━━━━━ Recorded data

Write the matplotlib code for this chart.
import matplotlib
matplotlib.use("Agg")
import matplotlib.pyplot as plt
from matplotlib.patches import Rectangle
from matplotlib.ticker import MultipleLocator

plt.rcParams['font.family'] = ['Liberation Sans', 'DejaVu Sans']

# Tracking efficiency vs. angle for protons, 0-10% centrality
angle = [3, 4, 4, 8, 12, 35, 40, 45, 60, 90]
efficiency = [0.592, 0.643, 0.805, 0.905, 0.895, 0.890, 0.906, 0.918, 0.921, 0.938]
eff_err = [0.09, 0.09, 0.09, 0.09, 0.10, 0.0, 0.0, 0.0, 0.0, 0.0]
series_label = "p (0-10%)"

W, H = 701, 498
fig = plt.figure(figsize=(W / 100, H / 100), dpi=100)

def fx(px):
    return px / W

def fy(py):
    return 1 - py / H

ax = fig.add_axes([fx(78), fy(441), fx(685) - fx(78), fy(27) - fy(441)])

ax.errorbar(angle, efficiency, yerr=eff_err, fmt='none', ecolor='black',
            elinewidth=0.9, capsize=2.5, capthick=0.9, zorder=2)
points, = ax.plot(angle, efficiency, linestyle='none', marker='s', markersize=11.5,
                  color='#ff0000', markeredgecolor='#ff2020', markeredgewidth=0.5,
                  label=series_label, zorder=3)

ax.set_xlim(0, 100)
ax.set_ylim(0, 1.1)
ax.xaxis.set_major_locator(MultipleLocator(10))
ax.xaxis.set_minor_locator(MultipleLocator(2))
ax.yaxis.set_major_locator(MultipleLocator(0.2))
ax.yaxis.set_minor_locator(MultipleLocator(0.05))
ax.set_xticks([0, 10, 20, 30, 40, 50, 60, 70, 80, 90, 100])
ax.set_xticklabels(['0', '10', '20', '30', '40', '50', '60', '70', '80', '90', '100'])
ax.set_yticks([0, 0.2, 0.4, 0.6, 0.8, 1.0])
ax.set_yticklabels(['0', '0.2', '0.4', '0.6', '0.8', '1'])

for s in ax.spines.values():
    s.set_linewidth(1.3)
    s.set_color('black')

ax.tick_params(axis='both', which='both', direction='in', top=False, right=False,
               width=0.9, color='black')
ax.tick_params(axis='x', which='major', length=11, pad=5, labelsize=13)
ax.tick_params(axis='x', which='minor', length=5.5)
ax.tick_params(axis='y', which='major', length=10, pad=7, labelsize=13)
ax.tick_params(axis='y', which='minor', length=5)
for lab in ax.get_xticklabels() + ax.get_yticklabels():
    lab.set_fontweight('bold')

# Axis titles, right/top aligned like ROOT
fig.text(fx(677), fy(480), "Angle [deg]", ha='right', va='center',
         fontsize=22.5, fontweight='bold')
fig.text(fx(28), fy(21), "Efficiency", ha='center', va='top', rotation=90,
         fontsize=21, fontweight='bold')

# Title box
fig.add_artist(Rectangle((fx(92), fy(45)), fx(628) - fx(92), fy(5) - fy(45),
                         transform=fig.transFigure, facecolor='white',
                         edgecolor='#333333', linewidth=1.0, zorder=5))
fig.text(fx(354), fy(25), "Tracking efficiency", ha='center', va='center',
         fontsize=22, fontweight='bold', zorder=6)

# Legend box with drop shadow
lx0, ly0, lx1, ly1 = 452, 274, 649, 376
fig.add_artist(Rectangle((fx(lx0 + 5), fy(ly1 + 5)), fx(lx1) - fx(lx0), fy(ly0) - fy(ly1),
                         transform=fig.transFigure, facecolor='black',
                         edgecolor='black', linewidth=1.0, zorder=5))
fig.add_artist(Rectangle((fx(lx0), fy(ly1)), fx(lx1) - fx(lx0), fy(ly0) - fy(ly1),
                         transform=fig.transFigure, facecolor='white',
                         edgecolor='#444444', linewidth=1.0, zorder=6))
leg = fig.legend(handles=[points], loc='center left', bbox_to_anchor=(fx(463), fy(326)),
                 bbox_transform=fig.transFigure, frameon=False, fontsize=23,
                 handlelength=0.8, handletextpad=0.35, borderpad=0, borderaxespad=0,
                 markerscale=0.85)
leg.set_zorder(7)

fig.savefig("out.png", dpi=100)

━━━━━━━━━━

*Stated problem*: From the first line of the listing above to the line with "label=series_label, zorder=3)", please transcribe each line exactly, both ends included, and nothing beyond that.

*Task response*:
Write the matplotlib code for this chart.
import matplotlib
matplotlib.use("Agg")
import matplotlib.pyplot as plt
from matplotlib.patches import Rectangle
from matplotlib.ticker import MultipleLocator

plt.rcParams['font.family'] = ['Liberation Sans', 'DejaVu Sans']

# Tracking efficiency vs. angle for protons, 0-10% centrality
angle = [3, 4, 4, 8, 12, 35, 40, 45, 60, 90]
efficiency = [0.592, 0.643, 0.805, 0.905, 0.895, 0.890, 0.906, 0.918, 0.921, 0.938]
eff_err = [0.09, 0.09, 0.09, 0.09, 0.10, 0.0, 0.0, 0.0, 0.0, 0.0]
series_label = "p (0-10%)"

W, H = 701, 498
fig = plt.figure(figsize=(W / 100, H / 100), dpi=100)

def fx(px):
    return px / W

def fy(py):
    return 1 - py / H

ax = fig.add_axes([fx(78), fy(441), fx(685) - fx(78), fy(27) - fy(441)])

ax.errorbar(angle, efficiency, yerr=eff_err, fmt='none', ecolor='black',
            elinewidth=0.9, capsize=2.5, capthick=0.9, zorder=2)
points, = ax.plot(angle, efficiency, linestyle='none', marker='s', markersize=11.5,
                  color='#ff0000', markeredgecolor='#ff2020', markeredgewidth=0.5,
                  label=series_label, zorder=3)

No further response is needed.